The Millennium Falcon will be called into action and the game will feature an extended chase scene on Jakku as Finn and Rey make their way off the planet. It's an example of the freedom afforded the developers as they are able to craft a game first without the need to worry about things like how many Tie Fighters it was that actually chased Finn and Rey. Flight sections are vastly improved and movement is now far less restricted. There are action-packed chase scenes down "corridors" that then lead to more open and free arenas where you can fly around as you please. In total there are 40 vehicles and creatures to ride in the game and that includes miniature versions of some iconic ships using a very limited amount of blocks. Kylo Ren's shuttle was also mentioned and surely Poe Dameron's X-Wing will be in there. There will be five hubs to explore in the game, and one of these is Starkiller base, so we imagine that some of these are rather large. You'll be able to use certain vehicles and beasts in these hubs as well as far as we gathered.
The third new feature in addition to multi-builds and the vastly improved flight scenes is something called Blaster Battles. We were not able to see this part of the game in action during the presentation, but essentially this is a chance for TT to bring more intense and populated scenes into the game. Basically you'll sit behind cover and you'll be be able to pick off stormtroopers while keeping your head down, as well as build turrets to help fend them off. The AI will also build things, which makes this something that could be described as a shooting gallery with some tower defence elements thrown in for good measure. Again, this was only described to us, so we're not entirely sure how these scenes play out and just how fleshed out they are.
As the game only covers one movie (whereas previous Lego titles had more fiction to pull from), TT Games has created seven new story levels in addition to the 11 that are based on scenes from the movie. Interestingly, these include episodes such as how Han and Chewie happened to be hauling Rathtars. And while it's not strictly canon (none of the Lego games are for obvious reasons), it has all been approved by Lucasfilm.
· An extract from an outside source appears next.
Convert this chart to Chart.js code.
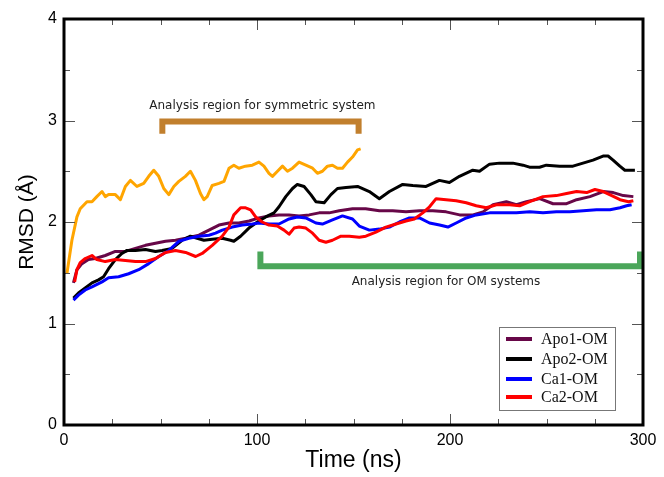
<!DOCTYPE html>
<html><head><meta charset="utf-8">
<script src="https://cdn.jsdelivr.net/npm/chart.js@4.4.1/dist/chart.umd.min.js"></script>
<style>html,body{margin:0;padding:0;background:#fff}#wrap{width:664px;height:477px;position:relative}</style>
</head><body><div id="wrap"><canvas id="c" width="664" height="477"></canvas></div>
<script>
// ---- data (time in ns, RMSD in Å) ----
const symTime = [1.5,4.1,6.7,8.4,11.9,14.5,17,19.7,21.4,23.1,26.6,29.2,31.8,34.4,37.8,41.3,43.9,46.5,49.1,51.7,54.3,56.9,59.5,62.9,65.5,68.1,70.7,72.5,74.2,76.8,80.3,82.9,85.5,88,90.6,94,97.6,101,103.6,106.2,108,110.6,113.2,115.8,118.4,121.8,125.3,128.8,131.3,133.9,136.5,139.1,141.7,144.3,146.9,149.5,152.1,153.7];
const symRmsd = [1.49,1.82,2.05,2.13,2.20,2.20,2.25,2.30,2.25,2.27,2.27,2.22,2.35,2.41,2.35,2.38,2.45,2.51,2.45,2.33,2.27,2.35,2.40,2.45,2.50,2.41,2.28,2.22,2.25,2.36,2.38,2.40,2.53,2.56,2.53,2.55,2.56,2.59,2.55,2.48,2.45,2.50,2.55,2.50,2.53,2.59,2.56,2.53,2.48,2.50,2.55,2.56,2.53,2.53,2.59,2.64,2.71,2.72];

const apo1Time = [4.9,6.7,9.3,12.7,16.2,21.4,26.6,31.8,37,42.2,47.4,52.6,57.8,63,69.9,75.1,80.3,85.5,90.6,95.9,101,106.2,111.4,116.6,121.8,127,132.2,137.4,142.6,149.5,156.3,163.4,170.3,177.2,184.2,191.1,198,205,211.9,217.1,222.3,229.2,234.4,239.6,246.5,253.4,260.4,265.6,272.5,279.4,284.6,289.8,295];
const apo1Rmsd = [1.40,1.53,1.59,1.63,1.64,1.67,1.71,1.71,1.74,1.77,1.79,1.81,1.82,1.84,1.87,1.92,1.97,1.99,1.99,2.01,2.04,2.06,2.07,2.07,2.06,2.07,2.09,2.09,2.11,2.13,2.13,2.11,2.11,2.10,2.11,2.11,2.10,2.07,2.07,2.10,2.17,2.20,2.17,2.20,2.23,2.18,2.18,2.22,2.25,2.30,2.29,2.26,2.25];

const apo2Time = [4.9,7.5,11,14.5,17.9,20.5,23.1,26.6,30,32.7,37,42.2,47.4,50.8,56,61.2,65.5,69,72.5,76.8,82,86.3,88,91.5,95.8,100.2,104.5,108.8,111.4,114.9,118.4,120.9,124.4,127.9,130.5,134.8,138.3,141.7,146.1,152.1,158.2,163.4,168.6,175.5,180.7,187.6,194.5,199.7,204.9,211.8,215.3,220.5,225.6,232.6,237.8,241.2,246.4,249.9,256.8,263.7,268.9,274.1,279.3,281.9,284.5,288,290.6,293.2,295.8];
const apo2Rmsd = [1.25,1.30,1.35,1.40,1.43,1.46,1.54,1.63,1.69,1.72,1.72,1.73,1.71,1.72,1.74,1.82,1.86,1.84,1.82,1.83,1.84,1.82,1.81,1.86,1.94,2.00,2.05,2.09,2.15,2.25,2.33,2.37,2.35,2.27,2.20,2.19,2.27,2.33,2.34,2.35,2.30,2.23,2.30,2.37,2.36,2.35,2.41,2.39,2.45,2.51,2.50,2.57,2.58,2.58,2.56,2.54,2.54,2.56,2.55,2.55,2.58,2.61,2.65,2.65,2.61,2.55,2.51,2.51,2.51];

const ca1Time = [4.9,7.5,11,14.5,19.7,23.1,28.3,33.5,38.7,43.9,49.1,54.3,59.5,64.7,69.9,75.1,78.5,82,87.2,92.4,97.6,101,106.2,111.4,116.6,120.9,125.3,130.5,133.9,139.1,144.3,149.5,153,158.2,163.4,168.6,173.8,179,184.2,189.4,194.6,198.9,203.2,208.4,213.6,220.5,227.4,234.4,241.3,248.2,255.1,262.1,269,275.9,282.9,288.1,291.5,294.1];
const ca1Rmsd = [1.23,1.28,1.33,1.36,1.41,1.45,1.46,1.49,1.53,1.59,1.66,1.72,1.81,1.84,1.86,1.87,1.89,1.92,1.95,1.97,1.98,1.99,1.98,1.98,2.03,2.05,2.04,1.99,1.98,2.02,2.06,2.03,1.96,1.92,1.93,1.95,2.00,2.04,2.04,1.99,1.97,1.95,1.99,2.04,2.07,2.09,2.09,2.09,2.10,2.09,2.10,2.10,2.11,2.12,2.12,2.14,2.16,2.17];

const ca2Time = [5.5,6.7,8.4,11,14.5,17,21.4,26.6,31.8,37,42.2,47.4,52.6,57.8,63,68.2,71.6,76.8,82,85.5,88,91.5,94.1,96.7,99.3,102.7,106.2,110.5,114,116.6,119.2,121.8,125.3,128.8,132.2,135.7,139.1,143.5,147.8,153,156.4,161.6,166.8,172,177.2,181.5,185.9,189.4,192.8,198,203.2,208.4,213.6,218.8,224,230.9,236.1,241.3,248.2,255.1,260.4,265.6,270.8,275.1,279.4,283.8,288.1,292.5,295];
const ca2Rmsd = [1.41,1.53,1.60,1.64,1.67,1.63,1.61,1.63,1.62,1.61,1.61,1.64,1.70,1.72,1.70,1.66,1.69,1.77,1.86,1.95,2.07,2.14,2.14,2.12,2.05,2.00,1.97,1.96,1.92,1.88,1.94,1.95,1.94,1.89,1.82,1.80,1.82,1.86,1.86,1.85,1.86,1.90,1.95,1.98,2.01,2.03,2.09,2.15,2.23,2.22,2.21,2.19,2.16,2.14,2.17,2.17,2.16,2.20,2.25,2.26,2.28,2.30,2.29,2.32,2.30,2.26,2.22,2.20,2.21];

const xTickValues = [0,100,200,300];
const yTickValues = [0,1,2,3,4];
const legendLabels = ['Apo1-OM','Apo2-OM','Ca1-OM','Ca2-OM'];

// annotations (data coordinates)
const symRegionLabel = 'Analysis region for symmetric system';
const omRegionLabel = 'Analysis region for OM systems';

function pts(xs, ys){ return xs.map((x,i)=>({x:x, y:ys[i]})); }

const C_APO1='#670748', C_APO2='#000000', C_CA1='#0000ff', C_CA2='#ff0000', C_SYM='#ffa500';

const overlay = {
  id:'overlay',
  beforeDatasetsDraw(chart){
    const ctx=chart.ctx, xs=chart.scales.x, ys=chart.scales.y;
    ctx.save();
    ctx.lineJoin='miter'; ctx.lineCap='butt';
    // symmetric bracket
    ctx.strokeStyle='#c17f2d'; ctx.lineWidth=6;
    let xl=xs.getPixelForValue(49.4)+3, xr=xs.getPixelForValue(154.2)-3, yb=ys.getPixelForValue(2.99), yl=ys.getPixelForValue(2.87);
    ctx.beginPath(); ctx.moveTo(xl,yl); ctx.lineTo(xl,yb); ctx.lineTo(xr,yb); ctx.lineTo(xr,yl); ctx.stroke();
    // OM bracket
    ctx.strokeStyle='#4ba65a'; ctx.lineWidth=6;
    xl=xs.getPixelForValue(100.2)+3; xr=xs.getPixelForValue(300)-3; yb=ys.getPixelForValue(1.565); yl=ys.getPixelForValue(1.71);
    ctx.beginPath(); ctx.moveTo(xl,yl); ctx.lineTo(xl,yb); ctx.lineTo(xr,yb); ctx.lineTo(xr,yl); ctx.stroke();
    // labels
    ctx.fillStyle='#222'; ctx.font='12px "DejaVu Sans"'; ctx.textAlign='center'; ctx.textBaseline='middle';
    ctx.fillText(symRegionLabel, xs.getPixelForValue(102.8), ys.getPixelForValue(3.146));
    ctx.fillText(omRegionLabel, xs.getPixelForValue(197.9), ys.getPixelForValue(1.41));
    ctx.restore();
  },
  afterDatasetsDraw(chart){
    const ctx=chart.ctx, xs=chart.scales.x, ys=chart.scales.y, a=chart.chartArea;
    ctx.save();
    // ticks inward on all four sides
    ctx.strokeStyle='#555'; ctx.lineWidth=1;
    ctx.beginPath();
    for(let v=0; v<=300; v+=25){
      const len = (v%100===0)?11:6; const px=Math.round(xs.getPixelForValue(v))+0.5;
      ctx.moveTo(px,a.bottom); ctx.lineTo(px,a.bottom-len);
      ctx.moveTo(px,a.top); ctx.lineTo(px,a.top+len);
    }
    for(let v=0; v<=4; v+=0.5){
      const len = (v%1===0)?11:6; const py=Math.round(ys.getPixelForValue(v))+0.5;
      ctx.moveTo(a.left,py); ctx.lineTo(a.left+len,py);
      ctx.moveTo(a.right,py); ctx.lineTo(a.right-len,py);
    }
    ctx.stroke();
    // frame
    ctx.strokeStyle='#000'; ctx.lineWidth=3;
    ctx.strokeRect(a.left, a.top, a.right-a.left, a.bottom-a.top);
    // legend
    const bx=a.right-144, by=a.bottom-98, bw=116, bh=83;
    ctx.fillStyle='#fff'; ctx.fillRect(bx,by,bw,bh);
    ctx.strokeStyle='#777'; ctx.lineWidth=1;
    ctx.strokeRect(bx+0.5,by+0.5,bw,bh);
    const rows=[12,32,52,70];
    ctx.font='16px "Liberation Serif"'; ctx.textAlign='left'; ctx.textBaseline='middle';
    chart.data.datasets.forEach(ds=>{
      if(ds.legendRow===undefined) return;
      const y=by+rows[ds.legendRow];
      ctx.strokeStyle=ds.borderColor; ctx.lineWidth=4;
      ctx.beginPath(); ctx.moveTo(bx+7,y); ctx.lineTo(bx+33,y); ctx.stroke();
      ctx.fillStyle='#111'; ctx.fillText(ds.label, bx+42, y+1);
    });
    ctx.restore();
  }
};

new Chart(document.getElementById('c'), {
  type:'line',
  data:{ datasets:[
    {label:legendLabels[3], data:pts(ca2Time,ca2Rmsd), borderColor:C_CA2, order:0, legendRow:3},
    {label:legendLabels[2], data:pts(ca1Time,ca1Rmsd), borderColor:C_CA1, order:1, legendRow:2},
    {label:legendLabels[1], data:pts(apo2Time,apo2Rmsd), borderColor:C_APO2, order:2, legendRow:1},
    {label:legendLabels[0], data:pts(apo1Time,apo1Rmsd), borderColor:C_APO1, order:3, legendRow:0},
    {label:'Symmetric', data:pts(symTime,symRmsd), borderColor:C_SYM, order:4}
  ]},
  options:{
    responsive:false, animation:false, devicePixelRatio:1,
    layout:{padding:{top:19, right:21, left:0, bottom:0}},
    elements:{point:{radius:0}, line:{borderWidth:3, tension:0, borderJoinStyle:'round'}},
    plugins:{legend:{display:false}, tooltip:{enabled:false}},
    scales:{
      x:{type:'linear', min:0, max:300,
        afterBuildTicks(s){ s.ticks = xTickValues.map(v=>({value:v})); },
        afterFit(s){ s.height=52; },
        grid:{display:false, drawTicks:false}, border:{display:false},
        ticks:{color:'#000', font:{family:'"Liberation Sans"', size:16}, padding:6, maxRotation:0},
        title:{display:true, text:'Time (ns)', color:'#000', font:{family:'"Liberation Sans"', size:23}, padding:{top:0,bottom:3}}
      },
      y:{type:'linear', min:0, max:4,
        afterBuildTicks(s){ s.ticks = yTickValues.map(v=>({value:v})); },
        afterFit(s){ s.width=64; },
        grid:{display:false, drawTicks:false}, border:{display:false},
        ticks:{color:'#000', font:{family:'"Liberation Sans"', size:16}, padding:7},
        title:{display:true, text:'RMSD (Å)', color:'#000', font:{family:'"Liberation Sans"', size:21}, padding:{top:15,bottom:0}}
      }
    }
  },
  plugins:[overlay]
});
</script></body></html>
As you'd expect the game features a wealth of playable and unlockable characters. In fact there's more than 200 in the game. This means you'll see pretty much every imaginable character from The Force Awakens, but also lots of characters from the old trilogies (potentially even Jar Jar Binks, although TT Games would neither confirm nor deny his inclusion). We were also promised "surprises" which we can only assume refers to slightly more obscure Star Wars characters - the Clone Wars and Rebels spring to mind - but we'd also love to see some older video game characters brought back in Lego form.
There's a great deal of humour here, and some of it made even jaded journalists such as ourselves laugh. If you recall the scene in the movie where Kylo Ren apologises to his grandfather's old face mask for getting pulled towards the light side it's replicated here. The game uses the same dialogue as the movie itself (though it has been expanded in certain places), but here as the camera pulls out from Kylo Ren and Vader's mask it reveals the room of a teenage boy filled Vader toys and memorabilia.
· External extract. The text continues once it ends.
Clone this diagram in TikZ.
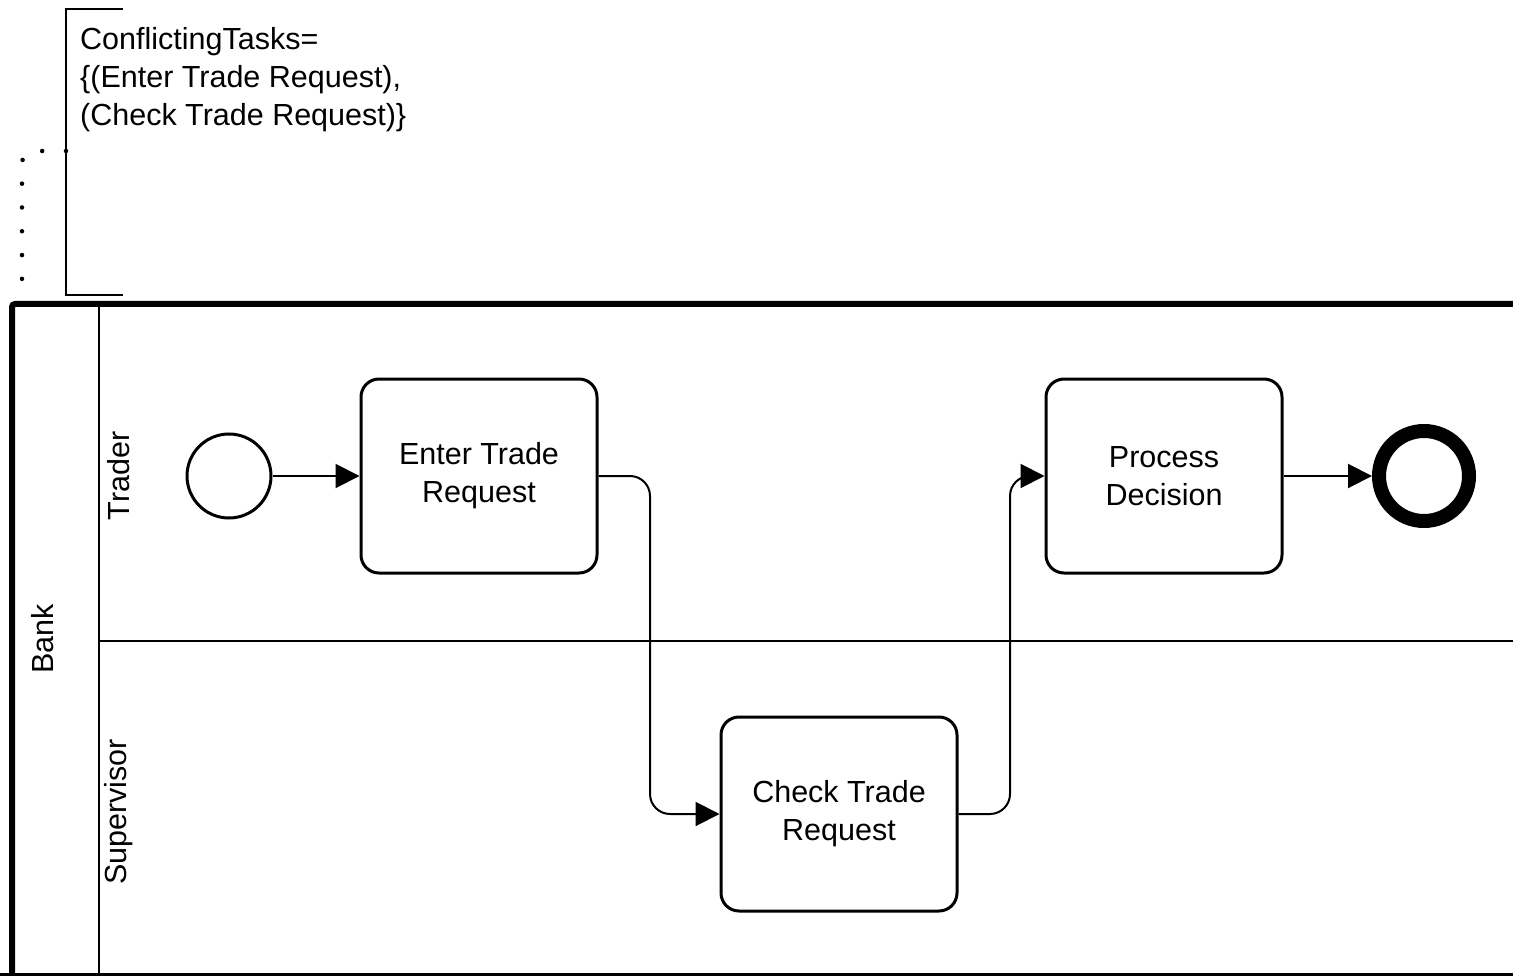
\documentclass[tikz,border=0pt]{standalone}
\usepackage{fontspec}
\setmainfont{Liberation Sans}
\usetikzlibrary{arrows.meta}
\begin{document}
\begin{tikzpicture}[x=1pt,y=-1pt,
  txt/.style={font=\fontsize{30.5}{38}\selectfont},
  task/.style={txt,draw,line width=3pt,rounded corners=18pt,minimum width=236pt,minimum height=194pt,inner sep=0pt,align=center},
  startev/.style={draw,circle,line width=3pt,minimum size=84pt,inner sep=0pt},
  endev/.style={draw,circle,line width=14pt,minimum size=90pt,inner sep=0pt},
  flow/.style={line width=2pt,-{Triangle[length=24pt,width=24pt]},rounded corners=20pt},
  lanelabel/.style={font=\fontsize{30.5}{36}\selectfont,rotate=90,inner sep=0pt},
  assoc/.style={line width=4.5pt,line cap=round,dash pattern=on 0pt off 23.8pt,rounded corners=12pt},
]
\useasboundingbox (0,0) rectangle (1513,976);

% text annotation with its bracket
\draw[line width=2pt] (123,9) -- (66,9) -- (66,295) -- (123,295);
\node[txt,anchor=west,align=left,inner sep=0pt] (note) at (80,80)
  {ConflictingTasks=\\{\{}(Enter Trade Request),\\(Check Trade Request)\}};
\coordinate (noteattach) at (66,151);
\coordinate (poolattach) at (22,294);
\draw[assoc] (noteattach) -- (22,151) -- (poolattach);

% pool and lanes
\draw[line width=6pt,rounded corners=3pt] (1540,976) -- (1540,304) -- (12,304) -- (12,990);
\draw[line width=6pt] (0,976) -- (1540,976);
\draw[line width=1.8pt] (99,304) -- (99,976);
\draw[line width=1.8pt] (99,641) -- (1540,641);
\node[lanelabel] (bank) at (43,639) {Bank};
\node[lanelabel] (trader) at (119,476) {Trader};
\node[lanelabel] (supervisor) at (119,812) {Supervisor};

% flow objects
\node[startev] (start) at (229,476) {};
\node[task] (enter) at (479,476) {Enter Trade\\Request};
\node[task] (check) at (839,814) {Check Trade\\Request};
\node[task] (proc) at (1164,476) {Process\\Decision};
\node[endev] (end) at (1424,476) {};

% sequence flows
\draw[flow] (start) -- (enter);
\draw[flow] (enter.east) -- (650,476) -- (650,814) -- (check.west);
\draw[flow] (check.east) -- (1010,814) -- (1010,476) -- (proc.west);
\draw[flow] (proc) -- (end);
\end{tikzpicture}
\end{document}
Another neat thing that goes some way to showing the attention to detail employed is BB8. The iconic rolling droid is not just a key character who is able to ride beasts and drive vehicles like all others, you can use his size to get into areas that other characters can't reach. When you move him across the sands of Jakku he leaves a trail behind, and writer Graham Goring even showed us a small little Easter egg where there is an incomplete game of tic tac toe in the sand and if you finish it using BB8 you unlock bonus studs.
If you're wondering about that one certain scene that's a bit dark, it will be handled with the usual Lego touch. You won't see anyone dying here. They will instead simply be quietly removed from the story.
We're not quite sure just how many times TT Games went on to say that this was their best game ever during the session, but having played the game and seen what they're up to there's really little reason to doubt them at this point. And to be perfectly honest, we're more than happy to once again see them gently (and sometimes not so gently) poking fun at a movie we love.